Several statutes restrict freedoms of association and assembly in apparent contravention of the constitution; the government may ban any gathering that “threatens national unity.” Nevertheless, human rights groups and many other nongovernmental organizations operate openly. The constitution provides for the right to form and join unions. Several labor confederations compete and have the right to bargain collectively. An eight-day general strike in 2006 resulted in rioting and alleged human rights abuses by the authorities, and ended with an agreement on wages and prices for basic goods. Trade unions demonstrated immense political influence in early 2007, when nationwide strikes led Conte to assign some executive powers to a newly appointed prime minister.
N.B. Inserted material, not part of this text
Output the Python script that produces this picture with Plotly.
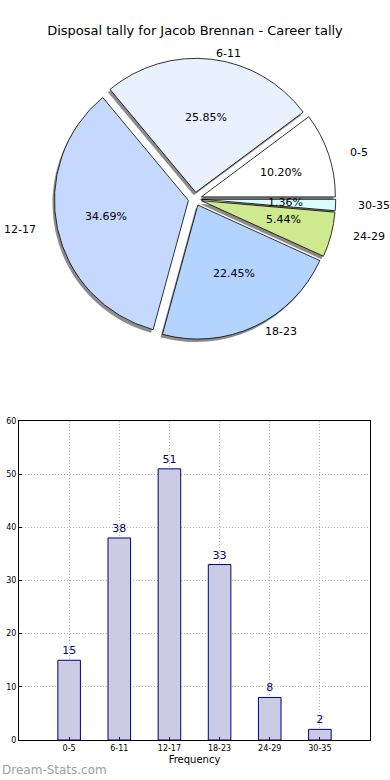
import numpy as np
import plotly.graph_objects as go

# ---- data ----
categories = ["0-5", "6-11", "12-17", "18-23", "24-29", "30-35"]
counts = [15, 38, 51, 33, 8, 2]
slice_colors = ["#ffffff", "#e9f1ff", "#c5d9ff", "#b3d4fe", "#cfea8e", "#d9feff"]
title_text = "Disposal tally for Jacob Brennan - Career tally"
x_title = "Frequency"
watermark = "Dream-Stats.com"
y_ticks = [0, 10, 20, 30, 40, 50, 60]

W, H = 390, 780
FONT = "DejaVu Sans"

# pie geometry (pixels)
cx, cy = 195, 199
R = 134
PULL = 0.05
half = R * (1 + PULL)
RX, RY = 140, 127   # text layout radii (the original pie was slightly elliptical)
D = 190             # half-size of the text-layout box


def px_dom_x(a, b):
    return [a / W, b / W]


def px_dom_y(top, bottom):
    return [1 - bottom / H, 1 - top / H]


def py(y):
    return 1 - y / H


pie_dx = px_dom_x(cx - half, cx + half)
pie_dy = px_dom_y(cy - half, cy + half)
shadow_dx = px_dom_x(cx - half - 2, cx + half - 2)
shadow_dy = px_dom_y(cy - half + 3, cy + half + 3)
txt_dx = px_dom_x(cx - D, cx + D)
txt_dy = px_dom_y(cy - D, cy + D)

vals = np.array(counts, dtype=float)
frac = vals / vals.sum()
rot = 90 - 360 * frac[0]   # first slice starts at 3 o'clock, counter-clockwise

fig = go.Figure()

# shadow
fig.add_trace(go.Pie(
    values=counts, labels=categories, sort=False, direction="counterclockwise",
    rotation=rot, pull=[PULL] * len(counts),
    marker=dict(colors=["#8c8c8c"] * len(counts), line=dict(width=0)),
    textinfo="none", hoverinfo="skip", showlegend=False,
    domain=dict(x=shadow_dx, y=shadow_dy),
))
# main pie
fig.add_trace(go.Pie(
    values=counts, labels=categories, sort=False, direction="counterclockwise",
    rotation=rot, pull=[PULL] * len(counts),
    marker=dict(colors=slice_colors, line=dict(color="#000000", width=0.8)),
    textinfo="none", showlegend=False,
    domain=dict(x=pie_dx, y=pie_dy),
))

# text positions derived from the values (matplotlib-like layout)
ends = np.cumsum(frac) * 2 * np.pi
starts = ends - frac * 2 * np.pi
mids = (starts + ends) / 2
pct_x = (0.6 + PULL) * np.cos(mids)
pct_y = (0.6 + PULL) * np.sin(mids)
lab_x = (1.1 + PULL) * np.cos(mids)
lab_y = (1.1 + PULL) * np.sin(mids)
pct_text = [f"{p*100:.2f}%" for p in frac]

annotations = []
for x, y, t in zip(pct_x, pct_y, pct_text):
    annotations.append(dict(x=x, y=y, xref="x2", yref="y2", text=t, showarrow=False,
                            xanchor="center", yanchor="middle",
                            font=dict(family=FONT, size=11, color="#000000")))
for x, y, t in zip(lab_x, lab_y, categories):
    annotations.append(dict(x=x, y=y, xref="x2", yref="y2", text=t, showarrow=False,
                            xanchor="left" if x > 0 else "right", yanchor="middle",
                            font=dict(family=FONT, size=11, color="#000000")))
annotations.append(dict(text=watermark, x=0, y=py(770), xref="paper", yref="paper",
                        xanchor="left", yanchor="middle", showarrow=False,
                        font=dict(family=FONT, size=12, color="#a0a0a0")))

# bar chart
fig.add_trace(go.Bar(
    x=categories, y=counts, width=0.45,
    marker=dict(color="#cbcbe3", line=dict(color="#000080", width=1)),
    text=[str(c) for c in counts], textposition="outside",
    textfont=dict(family=FONT, size=11, color="#000080"),
    cliponaxis=False, showlegend=False, xaxis="x", yaxis="y",
))

grid = dict(showgrid=True, gridcolor="#b4b4b4", griddash="1px,2px", gridwidth=1)
fig.update_layout(
    width=W, height=H, margin=dict(l=0, r=0, t=0, b=0),
    paper_bgcolor="white", plot_bgcolor="white",
    font=dict(family=FONT, color="#000000"),
    title=dict(text=title_text, x=195 / W, xanchor="center", y=py(30), yanchor="middle",
               font=dict(family=FONT, size=13, color="#000000")),
    xaxis=dict(domain=px_dom_x(19, 370), range=[-1, 6], type="category",
               showline=True, linecolor="#000000", linewidth=1, mirror=True,
               ticks="inside", ticklen=3, tickcolor="#000000",
               tickfont=dict(family=FONT, size=8, color="#000000"),
               title=dict(text=x_title, font=dict(family=FONT, size=10), standoff=4),
               zeroline=False, fixedrange=True, automargin=False, **grid),
    yaxis=dict(domain=px_dom_y(421, 740), range=[0, 60], tickvals=y_ticks,
               showline=True, linecolor="#000000", linewidth=1, mirror=True,
               ticks="inside", ticklen=3, tickcolor="#000000",
               tickfont=dict(family=FONT, size=8, color="#000000"),
               zeroline=False, fixedrange=True, automargin=False, **grid),
    xaxis2=dict(domain=txt_dx, range=[-D / RX, D / RX], visible=False, fixedrange=True),
    yaxis2=dict(domain=txt_dy, range=[-D / RY, D / RY], visible=False, fixedrange=True),
    annotations=annotations,
)

fig.write_html("out.html", config={"displayModeBar": False},
               post_script="document.body.style.margin='0';")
While nominally independent, the judicial system remains affected by corruption, nepotism, ethnic bias, and political interference, and lacks resources and trained personnel. Arbitrary arrests and detention are common, and persistent maltreatment and torture of detainees have been reported. Prison conditions are harsh and sometimes life threatening. Security forces commit abuses, including extrajudicial execution, with impunity. Human Rights Watch reported that during a crackdown on the antigovernment demonstrations in early 2007, “security forces fired directly into crowds of unarmed demonstrators, frequently before having exhausted non-lethal means of crowd control, and also gunned down demonstrators trying to flee to safety,” leaving at least 129 people dead and nearly 2,000 wounded.

Women have far fewer educational and employment opportunities than men, and many societal customs discriminate against women. Constitutionally protected women’s rights are often unrealized. Women have access to land, credit, and business, but inheritance laws favor men. In 2007, Human Rights Watch reported that thousands of young girls in Guinea were being abused as unpaid domestic workers, and were subject to beatings or rape by their employers. Advocacy groups are working to eradicate the illegal but widespread practice of female genital mutilation.